Personal stories help us to ‘get’ the big stuff. Here is Evonne Goolagong-Cawley’s, from The Australian:
TENNIS great Evonne Goolagong-Cawley used to hide under her bed when a stranger came to the door of her childhood home.
It was a knee-jerk reaction for an Aboriginal girl, living in southwestern NSW, repeatedly warned of the dangers of unknown visitors in the era of the stolen generations.
“Whenever I visited the Griffith mission in the early ’50s, my aunty and my mother used to say whenever a shiny car came down the road … ‘Come on you better run and hide, the welfare man will come and take you away’,” Ms Goolagong-Cawley said in Canberra today.
“I used to run and hide under the bed.”
The habit persisted at her home in Barellan, the small town she grew up in where her’s was the only Aboriginal family.
“Whenever some stranger would come to the door I would still run and hide under the bed.
“It shows that fear has passed through from generation to generation.
“They have a very vivid and very strong memory of that time and of having that fear.”

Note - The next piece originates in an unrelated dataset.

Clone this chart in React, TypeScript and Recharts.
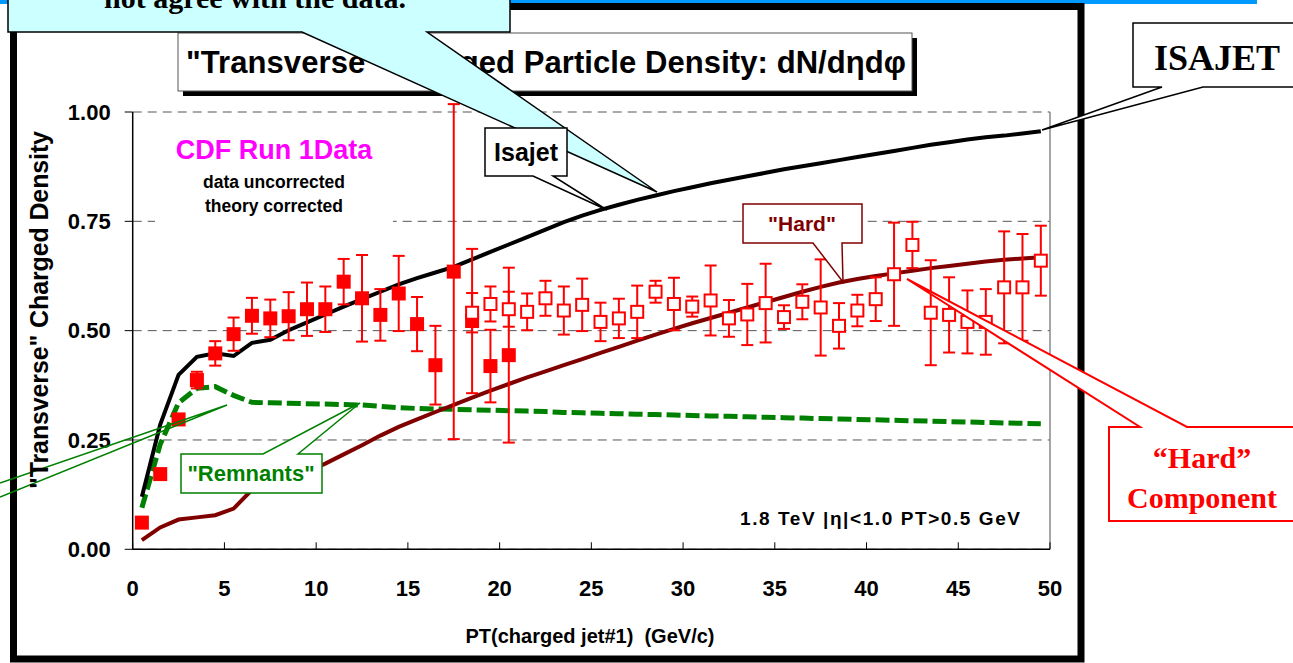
import { ComposedChart, Line, Scatter, ErrorBar, XAxis, YAxis, CartesianGrid, ReferenceLine } from 'recharts'

const SANS = "'Liberation Sans', Arial, sans-serif"
const SERIF = "'Liberation Serif', 'Times New Roman', serif"

// bin centres, PT(charged jet#1) in GeV/c
const ptBins = [
  0.5, 1.5, 2.5, 3.5, 4.5, 5.5, 6.5, 7.5, 8.5, 9.5,
  10.5, 11.5, 12.5, 13.5, 14.5, 15.5, 16.5, 17.5, 18.5, 19.5,
  20.5, 21.5, 22.5, 23.5, 24.5, 25.5, 26.5, 27.5, 28.5, 29.5,
  30.5, 31.5, 32.5, 33.5, 34.5, 35.5, 36.5, 37.5, 38.5, 39.5,
  40.5, 41.5, 42.5, 43.5, 44.5, 45.5, 46.5, 47.5, 48.5, 49.5,
]

// theory curves
const isajetTotal = [
  0.12, 0.285, 0.399, 0.44, 0.448, 0.442, 0.472, 0.479, 0.501, 0.519,
  0.537, 0.555, 0.572, 0.589, 0.606, 0.62, 0.633, 0.646, 0.663, 0.68,
  0.697, 0.714, 0.731, 0.748, 0.763, 0.776, 0.788, 0.799, 0.809, 0.819,
  0.828, 0.837, 0.845, 0.853, 0.861, 0.869, 0.876, 0.883, 0.89, 0.897,
  0.904, 0.911, 0.918, 0.925, 0.931, 0.937, 0.942, 0.946, 0.951, 0.956,
]
const hardComponent = [
  0.021, 0.05, 0.068, 0.073, 0.078, 0.093, 0.136, 0.147, 0.162, 0.178,
  0.196, 0.217, 0.238, 0.26, 0.28, 0.297, 0.314, 0.33, 0.347, 0.363,
  0.378, 0.393, 0.407, 0.421, 0.435, 0.449, 0.463, 0.477, 0.491, 0.504,
  0.517, 0.529, 0.541, 0.553, 0.565, 0.577, 0.589, 0.6, 0.61, 0.618,
  0.625, 0.631, 0.637, 0.643, 0.648, 0.653, 0.658, 0.662, 0.665, 0.668,
]
const remnants = [
  0.095, 0.24, 0.335, 0.368, 0.372, 0.352, 0.336, 0.335, 0.334, 0.333,
  0.332, 0.331, 0.33, 0.327, 0.324, 0.322, 0.321, 0.32, 0.319, 0.318,
  0.317, 0.316, 0.315, 0.313, 0.312, 0.311, 0.31, 0.309, 0.308, 0.307,
  0.306, 0.305, 0.304, 0.303, 0.302, 0.301, 0.3, 0.299, 0.298, 0.297,
  0.296, 0.295, 0.294, 0.293, 0.292, 0.291, 0.29, 0.289, 0.288, 0.287,
]

// CDF data, filled squares
const filledPt = [0.5, 1.5, 2.5, 3.5, 4.5, 5.5, 6.5, 7.5, 8.5, 9.5, 10.5, 11.5, 12.5, 13.5, 14.5, 15.5, 16.5, 17.5, 18.5, 19.5, 20.5]
const filledVal = [0.061, 0.172, 0.297, 0.387, 0.448, 0.492, 0.534, 0.528, 0.533, 0.549, 0.549, 0.612, 0.574, 0.536, 0.585, 0.515, 0.421, 0.635, 0.522, 0.419, 0.444]
const filledErr = [0.005, 0.006, 0.01, 0.019, 0.028, 0.038, 0.041, 0.043, 0.055, 0.061, 0.052, 0.052, 0.099, 0.059, 0.086, 0.062, 0.09, 0.383, 0.165, 0.083, 0.2]

// CDF data, open squares
const openPt = [
  18.5, 19.5, 20.5, 21.5, 22.5, 23.5, 24.5, 25.5, 26.5, 27.5, 28.5, 29.5, 30.5, 31.5, 32.5, 33.5,
  34.5, 35.5, 36.5, 37.5, 38.5, 39.5, 40.5, 41.5, 42.5, 43.5, 44.5, 45.5, 46.5, 47.5, 48.5, 49.5,
]
const openVal = [
  0.541, 0.561, 0.549, 0.543, 0.574, 0.546, 0.559, 0.52, 0.528, 0.543, 0.589, 0.561, 0.555, 0.569, 0.528, 0.537,
  0.563, 0.531, 0.566, 0.553, 0.511, 0.546, 0.572, 0.629, 0.696, 0.541, 0.536, 0.52, 0.52, 0.599, 0.599, 0.66,
]
const openErr = [
  0.045, 0.04, 0.04, 0.042, 0.04, 0.055, 0.06, 0.044, 0.045, 0.06, 0.025, 0.06, 0.023, 0.08, 0.042, 0.07,
  0.09, 0.027, 0.04, 0.11, 0.052, 0.036, 0.05, 0.118, 0.053, 0.12, 0.086, 0.072, 0.075, 0.128, 0.122, 0.08,
]

const xTicks = [0, 5, 10, 15, 20, 25, 30, 35, 40, 45, 50]
const yTicks = [0, 0.25, 0.5, 0.75, 1]

const isajetData = ptBins.map((x, i) => ({ x, y: isajetTotal[i] }))
const hardData = ptBins.map((x, i) => ({ x, y: hardComponent[i] }))
const remnantData = ptBins.map((x, i) => ({ x, y: remnants[i] }))
const filledData = filledPt.map((x, i) => ({ x, y: filledVal[i], err: filledErr[i] }))
const openData = openPt.map((x, i) => ({ x, y: openVal[i], err: openErr[i] }))

function FilledSquare(props: any) {
  const { cx, cy } = props
  if (cx == null || cy == null) return null
  return <rect x={cx - 7} y={cy - 7} width={14} height={14} fill="#ff0000" />
}

function OpenSquare(props: any) {
  const { cx, cy } = props
  if (cx == null || cy == null) return null
  return <rect x={cx - 6} y={cy - 6} width={12} height={12} fill="#fff" stroke="#ff0000" strokeWidth={2} />
}

const tickFont = { fontSize: 22, fontWeight: 700, fill: '#000', fontFamily: SANS }

function Overlay() {
  return (
    <svg width={1293} height={663} style={{ position: 'absolute', left: 0, top: 0, pointerEvents: 'none' }}>
      {/* title box */}
      <rect x={183} y={38} width={734} height={58} fill="#000" />
      <rect x={178} y={33} width={734} height={58} fill="#fff" stroke="#555" strokeWidth={1} />
      <text x={186} y={73} fontFamily={SANS} fontWeight={700} fontSize={31} fill="#000" textLength={720} lengthAdjust="spacing">
        "Transverse" Charged Particle Density: dN/dηdφ
      </text>

      {/* data note */}
      <rect x={155} y={128} width={238} height={96} fill="#fff" />
      <text x={274} y={159} textAnchor="middle" fontFamily={SANS} fontWeight={700} fontSize={27} fill="#ff00ff">CDF Run 1Data</text>
      <text x={274} y={188} textAnchor="middle" fontFamily={SANS} fontWeight={700} fontSize={17.5} fill="#000">data uncorrected</text>
      <text x={274} y={212} textAnchor="middle" fontFamily={SANS} fontWeight={700} fontSize={17.5} fill="#000">theory corrected</text>

      <text x={880} y={525} textAnchor="middle" fontFamily={SANS} fontWeight={700} fontSize={19} fill="#000" textLength={280} lengthAdjust="spacing">
        1.8 TeV |η|&lt;1.0 PT&gt;0.5 GeV
      </text>

      {/* big cyan callout */}
      <polygon points="8,-20 510,-20 510,32 427,32 657,192 302,32 8,32" fill="#ccffff" stroke="#000" strokeWidth={1.5} />
      <text x={255} y={8} textAnchor="middle" fontFamily={SERIF} fontWeight={700} fontSize={30} fill="#000">not agree with the data.</text>

      {/* Isajet label */}
      <polygon points="485,128 567,128 567,176 553,176 607,210 533,176 485,176" fill="#fff" stroke="#000" strokeWidth={1.5} />
      <text x={526} y={161} textAnchor="middle" fontFamily={SANS} fontWeight={700} fontSize={25} fill="#000">Isajet</text>

      {/* Hard label */}
      <polygon points="743,204 862,204 862,243 842,243 843,282 813,243 743,243" fill="#fff" stroke="#800000" strokeWidth={1.5} />
      <text x={802} y={231} textAnchor="middle" fontFamily={SANS} fontWeight={700} fontSize={21} fill="#800000">"Hard"</text>

      {/* Remnants label */}
      <polygon points="181,454 263,454 360,403 298,454 322,454 322,493 181,493" fill="#fff" stroke="#008000" strokeWidth={1.5} />
      <text x={251} y={481} textAnchor="middle" fontFamily={SANS} fontWeight={700} fontSize={22} fill="#008000">"Remnants"</text>
      <polyline points="0,483 227,405 0,497" fill="none" stroke="#008000" strokeWidth={1.5} />

      {/* Hard Component callout */}
      <polygon points="1109,427 1140,427 907,279 1187,427 1300,427 1300,521 1109,521" fill="#fff" stroke="#ff0000" strokeWidth={2} />
      <text x={1202} y={468} textAnchor="middle" fontFamily={SERIF} fontWeight={700} fontSize={30} fill="#ff0000">“Hard”</text>
      <text x={1202} y={508} textAnchor="middle" fontFamily={SERIF} fontWeight={700} fontSize={30} fill="#ff0000">Component</text>

      {/* ISAJET callout */}
      <polygon points="1133,23 1300,23 1300,87 1203,87 1042,130 1162,87 1133,87" fill="#fff" stroke="#000" strokeWidth={1.5} />
      <text x={1217} y={70} textAnchor="middle" fontFamily={SERIF} fontWeight={700} fontSize={36} fill="#000">ISAJET</text>

      {/* axis titles */}
      <text x={590} y={643} textAnchor="middle" fontFamily={SANS} fontWeight={700} fontSize={20} fill="#000" style={{ whiteSpace: 'pre' }}>
        {'PT(charged jet#1)  (GeV/c)'}
      </text>
      <text
        transform="translate(48 310) rotate(-90)"
        textAnchor="middle"
        fontFamily={SANS}
        fontWeight={700}
        fontSize={25}
        fill="#000"
        textLength={358}
        lengthAdjust="spacing"
      >
        "Transverse" Charged Density
      </text>
    </svg>
  )
}

export default function App() {
  return (
    <div style={{ position: 'absolute', left: 0, top: 0, width: 1293, height: 663, overflow: 'hidden', background: '#fff' }}>
      <svg width={1293} height={663} style={{ position: 'absolute', left: 0, top: 0 }}>
        <rect x={0} y={0} width={1257} height={4} fill="#0099ff" />
        <rect x={13.5} y={6.5} width={1067.5} height={652.5} fill="none" stroke="#000" strokeWidth={7} />
      </svg>
      <div style={{ position: 'absolute', left: 0, top: 0 }}>
        <ComposedChart width={1293} height={663} margin={{ top: 112, right: 243, bottom: 53.7, left: 72.7 }}>
          <CartesianGrid vertical={false} strokeDasharray="9 6" stroke="#555" />
          <XAxis
            type="number"
            dataKey="x"
            domain={[0, 50]}
            ticks={xTicks}
            height={60}
            tickSize={-7}
            tickMargin={38}
            tick={tickFont}
            axisLine={{ stroke: '#000', strokeWidth: 1.5 }}
            tickLine={{ stroke: '#000', strokeWidth: 1 }}
          />
          <YAxis
            type="number"
            dataKey="y"
            domain={[0, 1]}
            allowDataOverflow
            ticks={yTicks}
            width={60}
            tickSize={8}
            tickMargin={14}
            tickFormatter={(v: number) => v.toFixed(2)}
            tick={tickFont}
            axisLine={{ stroke: '#000', strokeWidth: 1.5 }}
            tickLine={{ stroke: '#000', strokeWidth: 1 }}
          />
          <ReferenceLine x={50} stroke="#888" strokeWidth={1.5} />
          <Line data={remnantData} dataKey="y" type="linear" stroke="#008000" strokeWidth={5} strokeDasharray="14 5" dot={false} activeDot={false} isAnimationActive={false} />
          <Line data={hardData} dataKey="y" type="linear" stroke="#800000" strokeWidth={4} dot={false} activeDot={false} isAnimationActive={false} />
          <Line data={isajetData} dataKey="y" type="linear" stroke="#000" strokeWidth={4} dot={false} activeDot={false} isAnimationActive={false} />
          <Scatter data={filledData} dataKey="y" shape={FilledSquare} isAnimationActive={false}>
            <ErrorBar dataKey="err" direction="y" width={6} stroke="#ff0000" strokeWidth={2} isAnimationActive={false} />
          </Scatter>
          <Scatter data={openData} dataKey="y" shape={OpenSquare} isAnimationActive={false}>
            <ErrorBar dataKey="err" direction="y" width={6} stroke="#ff0000" strokeWidth={2} isAnimationActive={false} />
          </Scatter>
        </ComposedChart>
      </div>
      <Overlay />
    </div>
  )
}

In her extended family, the two-time Wimbledon champion said she had cousins who had been taken from their parents.
Ms Goolagong-Cawley, a member of the Wiradjuri people, was among those witnessing Prime Minister Kevin Rudd’s apology to indigenous Australians today.

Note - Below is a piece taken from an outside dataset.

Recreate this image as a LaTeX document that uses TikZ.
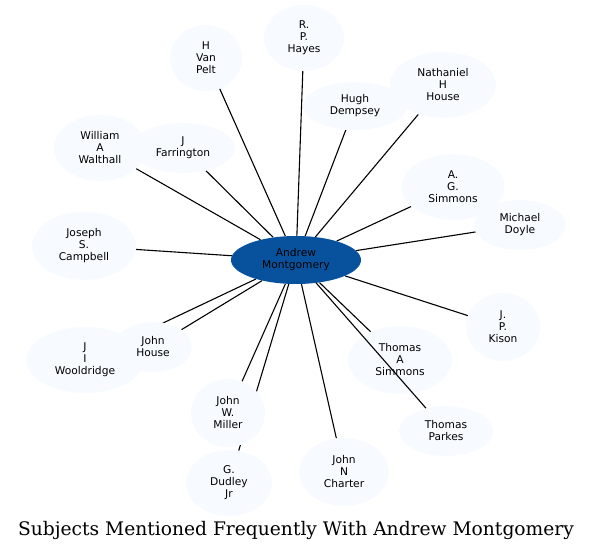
\documentclass[tikz,border=0pt]{standalone}
\usepackage{fontspec}
\newfontfamily\dejavu{DejaVu Sans}
\newfontfamily\dejavuserif{DejaVu Serif}
\usetikzlibrary{
  shapes.geometric,
  backgrounds
}
\definecolor{hubblue}{HTML}{08519C}
\definecolor{leafblue}{HTML}{F7FBFF}
\tikzset{
  hubnode/.style={ellipse,fill=hubblue,draw=none,inner sep=0pt,align=center,
    minimum width=130pt,minimum height=48pt,font=\dejavu\fontsize{10.67}{12}\selectfont},
  leafnode/.style 2 args={ellipse,fill=leafblue,draw=none,inner sep=0pt,align=center,
    minimum width=#1,minimum height=#2,font=\dejavu\fontsize{10.67}{12}\selectfont},
  link/.style={draw=black,line width=1.1pt}
}

\begin{document}
\begin{tikzpicture}[x=1pt,y=-1pt]
  \useasboundingbox (0,0) rectangle (592,553);

  % Central subject
  \node[hubnode] (hub) at (296,260) {Andrew\\Montgomery};

  % Related subjects (drawing order decides overlaps)
  \node[leafnode={80pt}{66pt}] (hayes) at (304,38) {R.\\P.\\Hayes};
  \node[leafnode={72pt}{66pt}] (vanpelt) at (206,58) {H\\Van\\Pelt};
  \node[leafnode={104pt}{48pt}] (dempsey) at (355,106) {Hugh\\Dempsey};
  \node[leafnode={106pt}{66pt}] (nhouse) at (443,85) {Nathaniel\\H\\House};
  \node[leafnode={92pt}{66pt}] (walthall) at (100,148) {William\\A\\Walthall};
  \node[leafnode={104pt}{50pt}] (farrington) at (183,148) {J\\Farrington};
  \node[leafnode={103pt}{66pt}] (agsimmons) at (453,187) {A.\\G.\\Simmons};
  \node[leafnode={92pt}{50pt}] (doyle) at (520,225) {Michael\\Doyle};
  \node[leafnode={104pt}{68pt}] (campbell) at (84,246) {Joseph\\S.\\Campbell};
  \node[leafnode={74pt}{68pt}] (kison) at (503,327) {J.\\P.\\Kison};
  \node[leafnode={118pt}{66pt}] (wooldridge) at (85,360) {J\\I\\Wooldridge};
  \node[leafnode={78pt}{50pt}] (jhouse) at (153,347) {John\\House};
  \node[leafnode={104pt}{68pt}] (tasimmons) at (400,360) {Thomas\\A\\Simmons};
  \node[leafnode={94pt}{50pt}] (parkes) at (446,431) {Thomas\\Parkes};
  \node[leafnode={90pt}{68pt}] (charter) at (344,472) {John\\N\\Charter};
  \node[leafnode={86pt}{66pt}] (dudley) at (229,483) {G.\\Dudley\\Jr};
  \node[leafnode={74pt}{68pt}] (miller) at (228,413) {John\\W.\\Miller};

  % Connectors behind the nodes
  \begin{scope}[on background layer]
    \foreach \leaf in {hayes,vanpelt,dempsey,nhouse,walthall,farrington,agsimmons,doyle,
      campbell,kison,wooldridge,jhouse,tasimmons,charter,dudley,miller}{
      \draw[link] (hub) -- (\leaf);
    }
  \end{scope}
  % this one runs over Thomas A Simmons
  \draw[link] (hub) -- (parkes);

  % Title
  \node[font=\dejavuserif\fontsize{18.67}{22}\selectfont] (title) at (296,530)
    {Subjects Mentioned Frequently With Andrew Montgomery};

\end{tikzpicture}
\end{document}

“It’s going to take me a few days to sort of come down I think. I’m still a bit flustered,” she said.
“Absolutely amazing. I just can’t believe that after all this time it’s finally happened and I’m here to support all those mothers who went through so much pain at having their children taken away.”
Ms Goolagong-Cawley said she knew of many mothers who had sent messages to victims of the stolen generations.
“Now, healing can start. To say sorry means a sign of respect.
“Now I think that that’s the first step towards … reconciliation in this country.
“When you say sorry it creates a better working relationship. I think we have a better chance of working together now.”